There is a fairly polarizing, possibly hot take incoming. Prepare yourself accordingly.

What if the Diaz brothers aren’t the moneymakers everyone thinks they are?

Don’t say you weren’t warned.

The 2017 MMA calendar is almost through its first quarter and neither of Nate or Nick Diaz have been anywhere of consequence. Sure, they’re showing up on TMZ or in obscure gym interviews, lovably getting high and doing triathlons or threatening to go get rich in a boxing ring, but the actual fistic action has been quite limited.

Nate hasn’t fought since August of last year, when he officially became richer than he could ever have imagined after a UFC 202 bout with Conor McGregor.

Nick has been missing even longer, bureaucratized into irrelevancy since early 2015 by the Nevada Athletic Commission after a series of failed recreational drug tests.

Fights have been offered, and fights have been turned down. Unanimously. The responses have been anywhere between a sassy tweet and total silence, leaving UFC President Dana White’s pristine dome to redden with frustration as two of his bigger guns maintain their self-imposed hiatuses.

Record scratch.

Bigger guns? Is there really any concrete evidence of that? The whole sport has begun to take the idea of the Diaz brothers as draws for granted because they’re just so damn enjoyable, but is it a notion that can truly be supported?

That’s less of a certainty.

If one looks at the numbers, Nate has always done well on television. As a headliner in the Spike TV days he never dropped below a million viewers drawn, and in the FOX era he’s never drawn below 2.4 million with his name on the marquee.

On pay-per-view, though, he’s largely been used as an action fighter who’ll bolster a card featuring other, bigger names. The only times he’s headlined were against McGregor, and while those events were two of the top selling events the UFC has ever offered, it’s fair to suggest that has as much to do with McGregor as anything else.

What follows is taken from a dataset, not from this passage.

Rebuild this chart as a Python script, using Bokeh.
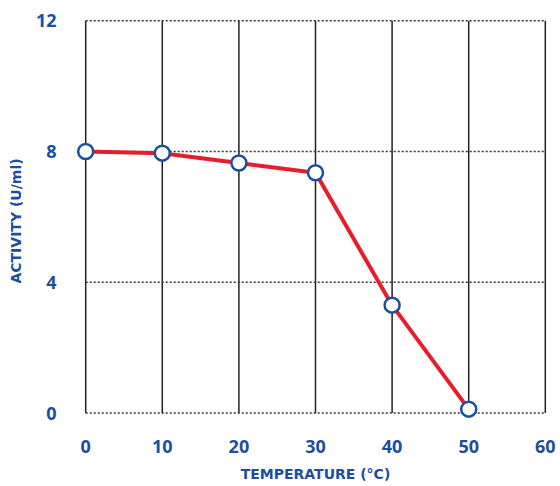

The Irishman is the undisputed pay-per-view king of MMA and has parlayed his success into a near-certain meeting with boxing megastar Floyd Mayweather despite never having competed in the ring. McGregor versus his own socks would do 750,000 buys at this point, but there’s nothing to suggest that Diaz can draw such interest without the right opponent.

The evidence is even more problematic when looking at Nick. Despite having negotiated pay-per-view points as a non-champion, there’s not much beyond the sheer love of the hardcore MMA community to indicate the elder Diaz is a major star when behind a paywall.

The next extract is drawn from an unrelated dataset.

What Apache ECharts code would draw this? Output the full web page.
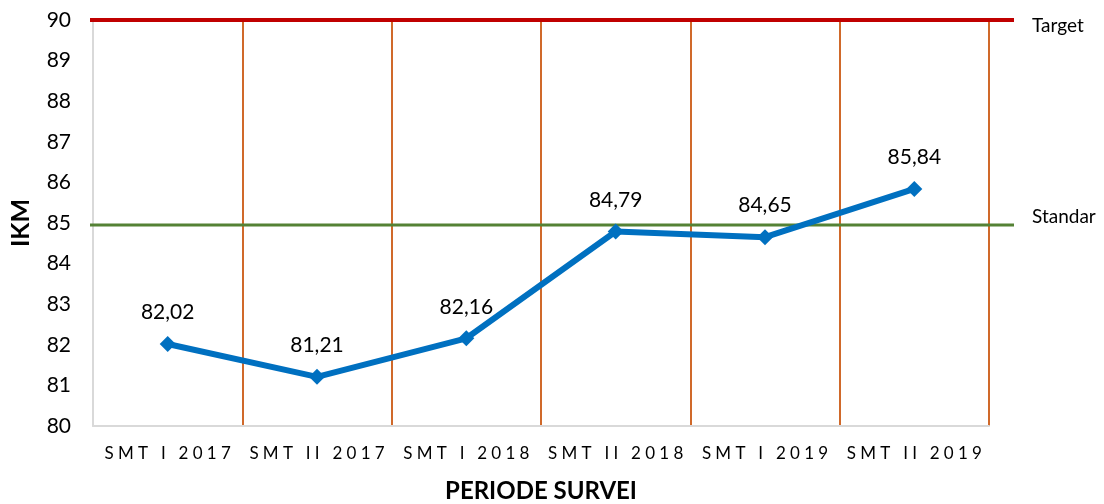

In his time fighting in EliteXC and Strikeforce he served as a headliner regularly and put on some of the best fights the sport has ever seen in the process. The most viewers he ever drew? 561,000, when he won the Strikeforce welterweight title against Marius Zaromskis.

It’s not grossly sunnier in the pay space. A total of 280,000 people paid to watch him fight BJ Penn, 400,000 for Carlos Condit in an interim title fight and a respectable 650,000 for a fantasy matchup against all-time great Anderson Silva. His home run was against Georges St-Pierre, which sold nearly a million units, but St-Pierre is akin to McGregor in that many people in the sporting mainstream were invested in his career and most would pay to watch him fight a coat rack.

Again, not much to suggest that Diaz can draw without the right opponent, regardless of how purely entertaining and enjoyable he is both in the lead-up to a bout and once the cage door closes.

At a time when the UFC is scrambling to fill cards and trying to find matchups that can sell, the answer that comes from the fanbase more often than not is to call a Diaz brother or two; they’ll instantly get people interested and make you some quick cheddar, and they’ll do it by being fun to watch.

The latter is apparent—there is no one, no one, in MMA more fun to watch than a Diaz brother. Their violence is poetry, all rangy crispness on the feet and lethal finishing instinct on the ground.

The former, though? That’s less sure. The sport has taken it for granted for quite some time, but the numbers don’t necessarily bare it out. 

And maybe that, above all else, is why the UFC hasn’t rushed to get them back into the mix at a time of such obvious urgency.